Tunes in the gazebo |
How It’s New York: The Augusta Irish/Celtic Week Heritage Week is coordinated by Dan Neely, who runs the session at Lillie’s and is leader of the Washington Square Harp &Shamrock Orchestra, as well as music columnist for the Irish Echo!
A version of this article first appeared in the Irish Echo on April 25!
“With traditional music it takes a generation,” Billy McComiskey recently told me.
“You don’t realize what you’ve done until you look back on it.” While it’s been well more than a generation for the Augusta Irish/Celtic Week, the first program to celebrate traditional Irish music and heritage in the United States, and now marking its 30th anniversary, when we look back at its history we find one of this country’s – and this music’s – most enduring and important cultural and educational institutions.
It all started out fairly innocuously. In the late 1970s, the Irish repertoire was fast becoming part of the burgeoning American new-folk scene and Mick Moloney was one of a very small number of Irish musicians performing off traditional music’s beaten track, places largely dominated by old time and bluegrass music.
He made quite an impression with these audiences, particularly at the weekend festivals that were part of the Augusta Heritage Arts Workshops that had been held on the campus of Davis &Elkins College in Elkins, West Virginia since 1972.
There was a buzz about Moloney’s performances, so when the Augusta program was overhauled and renamed “Augusta Heritage Center” in 1981, the program’s director, Margo Blevin, contacted Moloney about organizing a one-off Irish music teaching week – something in the spirit of the infamous Willie Clancy Week in Miltown Malbay, County Clare. Moloney thought it was a great idea, so the following summer he came down with Billy McComiskey and Liz Carroll to an eager group of 45 students.
McComiskey remembers his class being a potpourri of instruments, everything from autoharps to flutes. Carroll took the fiddles while Moloney taught those with stringed instruments not played with a bow.
“The important thing about those first couple of years was that Mick was astute,” McComiskey told me.
“Right from the very beginning he presented the music as a bunch of different instruments cooperating – students and teachers alike.”
The Ice House, a popular musical hang |
This group established a spirit of camaraderie between instructor and learner, an important dynamic that over the years has become the hallmark of the Augusta week.

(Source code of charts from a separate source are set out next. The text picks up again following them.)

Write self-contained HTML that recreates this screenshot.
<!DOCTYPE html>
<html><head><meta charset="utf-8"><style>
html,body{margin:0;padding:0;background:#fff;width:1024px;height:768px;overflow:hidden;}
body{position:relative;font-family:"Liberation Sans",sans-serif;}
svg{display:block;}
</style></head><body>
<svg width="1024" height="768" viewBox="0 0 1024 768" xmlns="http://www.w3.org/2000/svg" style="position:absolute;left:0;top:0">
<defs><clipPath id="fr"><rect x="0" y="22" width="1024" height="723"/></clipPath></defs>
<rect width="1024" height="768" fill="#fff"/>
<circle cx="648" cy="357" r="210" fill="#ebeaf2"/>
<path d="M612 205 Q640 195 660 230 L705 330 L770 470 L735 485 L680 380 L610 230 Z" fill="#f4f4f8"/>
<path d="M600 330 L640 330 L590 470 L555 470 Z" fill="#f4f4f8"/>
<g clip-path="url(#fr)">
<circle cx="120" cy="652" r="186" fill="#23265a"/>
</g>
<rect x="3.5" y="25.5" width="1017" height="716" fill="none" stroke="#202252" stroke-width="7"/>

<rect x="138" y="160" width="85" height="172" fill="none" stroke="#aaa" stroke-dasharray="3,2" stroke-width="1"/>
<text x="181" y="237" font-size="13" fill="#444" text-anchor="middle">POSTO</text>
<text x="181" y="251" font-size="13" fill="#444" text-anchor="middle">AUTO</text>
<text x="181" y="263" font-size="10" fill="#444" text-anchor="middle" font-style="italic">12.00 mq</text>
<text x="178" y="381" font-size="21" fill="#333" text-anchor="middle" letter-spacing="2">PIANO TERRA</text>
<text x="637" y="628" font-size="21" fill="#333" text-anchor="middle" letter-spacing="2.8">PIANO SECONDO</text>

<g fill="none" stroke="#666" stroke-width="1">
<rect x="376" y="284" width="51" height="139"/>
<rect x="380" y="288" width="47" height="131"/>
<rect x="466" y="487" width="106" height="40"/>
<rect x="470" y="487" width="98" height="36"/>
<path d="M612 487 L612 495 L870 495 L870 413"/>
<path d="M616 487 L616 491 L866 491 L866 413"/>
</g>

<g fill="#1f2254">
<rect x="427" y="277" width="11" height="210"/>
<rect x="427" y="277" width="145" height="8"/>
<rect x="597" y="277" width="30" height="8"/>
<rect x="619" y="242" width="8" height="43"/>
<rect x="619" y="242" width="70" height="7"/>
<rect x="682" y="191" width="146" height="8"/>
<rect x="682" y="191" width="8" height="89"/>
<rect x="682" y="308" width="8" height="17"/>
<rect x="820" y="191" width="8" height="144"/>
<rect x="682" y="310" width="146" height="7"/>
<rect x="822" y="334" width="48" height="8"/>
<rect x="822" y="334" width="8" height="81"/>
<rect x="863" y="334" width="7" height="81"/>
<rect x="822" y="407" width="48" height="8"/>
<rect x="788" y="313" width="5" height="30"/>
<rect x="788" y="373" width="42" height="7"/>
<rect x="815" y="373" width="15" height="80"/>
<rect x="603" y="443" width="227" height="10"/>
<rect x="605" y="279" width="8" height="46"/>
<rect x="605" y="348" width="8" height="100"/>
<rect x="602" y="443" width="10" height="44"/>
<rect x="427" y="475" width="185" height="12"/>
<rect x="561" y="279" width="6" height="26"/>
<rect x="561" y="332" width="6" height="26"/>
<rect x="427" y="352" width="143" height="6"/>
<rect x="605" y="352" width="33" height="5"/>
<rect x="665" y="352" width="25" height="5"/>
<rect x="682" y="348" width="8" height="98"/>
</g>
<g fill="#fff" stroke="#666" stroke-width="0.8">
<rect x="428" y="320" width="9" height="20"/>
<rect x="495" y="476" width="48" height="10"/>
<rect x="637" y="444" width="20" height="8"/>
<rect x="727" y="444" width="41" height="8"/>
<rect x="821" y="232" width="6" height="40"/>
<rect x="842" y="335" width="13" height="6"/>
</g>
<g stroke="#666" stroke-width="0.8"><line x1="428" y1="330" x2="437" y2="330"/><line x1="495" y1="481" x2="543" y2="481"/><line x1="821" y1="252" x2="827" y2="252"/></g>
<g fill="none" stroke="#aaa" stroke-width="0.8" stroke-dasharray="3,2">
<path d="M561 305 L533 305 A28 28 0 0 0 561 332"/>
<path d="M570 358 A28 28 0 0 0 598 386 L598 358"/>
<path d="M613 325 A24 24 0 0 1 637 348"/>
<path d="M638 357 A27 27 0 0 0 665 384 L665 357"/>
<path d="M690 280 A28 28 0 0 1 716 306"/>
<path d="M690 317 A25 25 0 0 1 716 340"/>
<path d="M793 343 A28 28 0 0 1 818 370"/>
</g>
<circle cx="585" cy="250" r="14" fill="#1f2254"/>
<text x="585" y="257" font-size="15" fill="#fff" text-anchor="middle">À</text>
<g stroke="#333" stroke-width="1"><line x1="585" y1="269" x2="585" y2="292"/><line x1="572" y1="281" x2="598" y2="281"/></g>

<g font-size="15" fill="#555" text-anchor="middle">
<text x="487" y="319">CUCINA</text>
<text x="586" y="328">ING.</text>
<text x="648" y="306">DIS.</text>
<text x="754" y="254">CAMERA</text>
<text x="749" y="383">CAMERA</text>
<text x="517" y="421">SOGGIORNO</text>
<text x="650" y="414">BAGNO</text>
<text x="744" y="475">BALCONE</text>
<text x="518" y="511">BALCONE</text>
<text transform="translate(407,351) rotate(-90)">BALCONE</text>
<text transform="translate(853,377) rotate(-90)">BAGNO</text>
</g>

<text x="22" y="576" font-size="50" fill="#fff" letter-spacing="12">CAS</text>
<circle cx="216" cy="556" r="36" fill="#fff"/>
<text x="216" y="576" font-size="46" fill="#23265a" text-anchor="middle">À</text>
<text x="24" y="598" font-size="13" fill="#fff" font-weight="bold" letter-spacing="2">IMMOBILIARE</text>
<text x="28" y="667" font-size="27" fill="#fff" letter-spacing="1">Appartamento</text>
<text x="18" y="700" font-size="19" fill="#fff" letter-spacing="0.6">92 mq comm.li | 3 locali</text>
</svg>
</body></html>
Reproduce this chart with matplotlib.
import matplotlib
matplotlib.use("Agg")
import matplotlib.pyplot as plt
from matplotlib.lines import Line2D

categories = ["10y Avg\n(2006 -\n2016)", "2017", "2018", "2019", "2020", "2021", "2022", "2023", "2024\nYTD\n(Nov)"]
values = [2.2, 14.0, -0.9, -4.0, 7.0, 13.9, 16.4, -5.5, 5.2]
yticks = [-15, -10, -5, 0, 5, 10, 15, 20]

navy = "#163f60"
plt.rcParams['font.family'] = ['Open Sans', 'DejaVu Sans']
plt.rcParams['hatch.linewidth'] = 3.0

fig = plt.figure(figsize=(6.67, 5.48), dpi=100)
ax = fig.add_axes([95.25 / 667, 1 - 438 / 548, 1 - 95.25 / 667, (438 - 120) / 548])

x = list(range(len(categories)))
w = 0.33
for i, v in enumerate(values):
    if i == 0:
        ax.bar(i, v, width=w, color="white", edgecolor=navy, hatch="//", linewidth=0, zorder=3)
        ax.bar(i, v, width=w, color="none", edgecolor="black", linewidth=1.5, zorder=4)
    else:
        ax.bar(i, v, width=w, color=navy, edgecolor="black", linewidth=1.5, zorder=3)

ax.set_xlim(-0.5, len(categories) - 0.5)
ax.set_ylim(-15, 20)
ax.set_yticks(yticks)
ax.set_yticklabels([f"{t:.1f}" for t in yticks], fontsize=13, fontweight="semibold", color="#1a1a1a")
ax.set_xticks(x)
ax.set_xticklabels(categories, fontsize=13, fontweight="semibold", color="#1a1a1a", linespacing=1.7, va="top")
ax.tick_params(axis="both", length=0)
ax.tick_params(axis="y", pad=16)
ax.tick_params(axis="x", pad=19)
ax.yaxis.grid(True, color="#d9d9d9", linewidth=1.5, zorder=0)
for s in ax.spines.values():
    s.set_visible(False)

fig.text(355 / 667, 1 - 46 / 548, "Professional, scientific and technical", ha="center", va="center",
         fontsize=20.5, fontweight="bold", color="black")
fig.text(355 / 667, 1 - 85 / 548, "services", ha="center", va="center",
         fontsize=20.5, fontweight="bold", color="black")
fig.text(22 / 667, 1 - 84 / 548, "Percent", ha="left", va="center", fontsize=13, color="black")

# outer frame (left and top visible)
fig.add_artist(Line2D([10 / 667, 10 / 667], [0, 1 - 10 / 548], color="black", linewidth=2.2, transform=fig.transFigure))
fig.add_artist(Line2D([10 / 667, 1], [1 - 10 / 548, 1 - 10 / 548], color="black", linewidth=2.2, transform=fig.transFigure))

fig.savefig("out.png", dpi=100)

The success of the first year guaranteed a second, with Tim Britton (uilleann pipes) and Donny Golden (dance) invited to teach. Then year after year, as the student body grew, so did the number of instructors and course offerings – classes in dancing, storytelling and crafts as well as lectures on Irish history and culture complemented an already rich environment of singing and music.
“We watched the Irish-American scene grow before our eyes,” Moloney told me, nostalgically. “It became kind of like a graduate seminar for Irish and Irish American culture.”
While the week’s numbers have consistently increased, the intimacy remains. “It was our family,” Moloney told me. “We got to know each other there.” This, in part, due to the small, walkable campus, but also because of an environment lined with top players.
“We had the very best, always,” Moloney mused.“You came and met the best from this side of the Atlantic, but also the homeland.” This has included people like James Kelly, Kevin Burke, Johnny Cunningham, Seamus Connolly, Jerry O’Sullivan, the Mulcahy Family, John Skelton, Jack Coen, Robbie O’Connell, Jerry Holland, Zan McCleod, Albert Alfonso, Seamus Egan, Eileen Ivers and Joanie Madden (who was the artistic director for the last five years).
One of Augusta’s most enduring and best-loved characters was the truly legendary singer Frank Harte, who was a fixture there for 15 years.
“Frank held court, but also understood the need that students had to be heard and to be appreciated, because he had the same need,”
the Augusta Heritage Center’s current director Joyce Rossbach told me.
Out of this environment came some of today’s best and brightest players. For example, uilleann piper master Benedict Kohler (who many feel makes the world’s finest chanters and reeds) was there. Beverly Buchanan of the group Liam’s Fancy started out there as well. In fact, a modern generation of top younger players – people like Cleek Schrey, Jim Egan, Sean McComiskey, Elliot Grasso, Matt Mulqueen, Brendan Callahan, Caitlin Finley and Patrick Armstrong – all passed through Elkins.
Augusta’s tradition of excellence and intimate dedicated study continues this year with a staff that includes Patrick Ourceau, Mick Conneely, Cillian Vallely, Ivan Goff, Brían Ó hAirt, Niall O’Leary, Donna Long, Marla Fibish, Dennis Cahill, and many more. Imitated but never duplicated, it is a special place that after 30 years has proven its mettle in the history of Irish America, and done so in a very fundamental way.